At this stage of my learning, it seems to me that as much as our individuation separated us into unique parts of a whole, our union back to that whole will be just as unique. However, we do need teachers and guides. While it is very easy for us to want to defend whatever path or teacher we are choosing, and to desperately want to share what we may think is a faster way to get ‘there’, perhaps we should just be happy with the idea that more of us are seeking to learn more about ourselves and the nature of our existence.  If for anything else that is a step in the right direction.

We could try to categorize those who choose to utilize the lessons of BKS Iyengar as perhaps more physical learners. However, if you look at the demographics of Iyengar students, you see a lot of PhDs and highly educated academics as well. Therefore, putting his students into a category seems a bit silly. His students, whomever they are, find encouragement to learn through his systematic method. A method that moves us from the external to the internal – from the gross to the subtle. 

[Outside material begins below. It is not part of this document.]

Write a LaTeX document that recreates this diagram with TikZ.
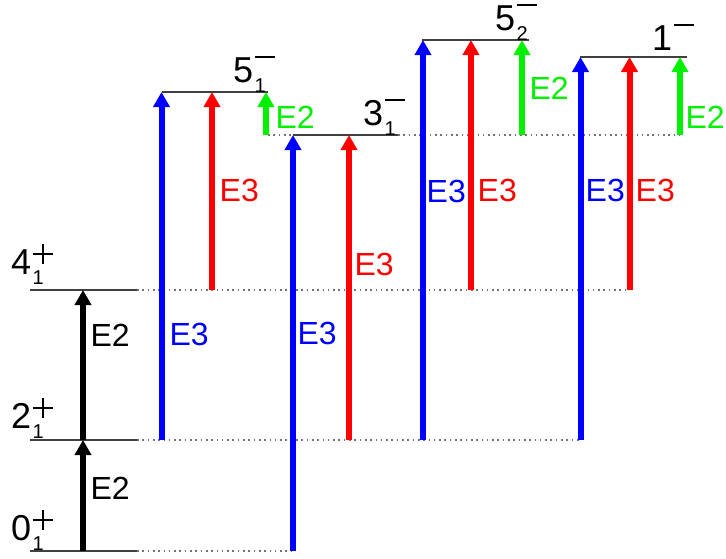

By exploring all the intricate parts of our incredible timekeeping device (our body), Iyengar helps us begin to understand being free of it and merging with a timeless universe. As I've mentioned before, he's been an impeccable role model for how to live and how to die. I figure, if we follow his lead by staying humble, open and true to ourselves (exploring, experiencing, and experimenting) we can learn to be truly present wherever we are, so we can appreciate our life more from beginning to end ---and anything that just might be beyond it. 

Namaste.


Thank you, Geeta for your time, your dedication, and your energy; thank you for your patience, your knowledge, and your wisdom; thank you for your fierceness and gentleness, your fearlessness and courage, your humor and criticism, your charity, your beauty, and your peace.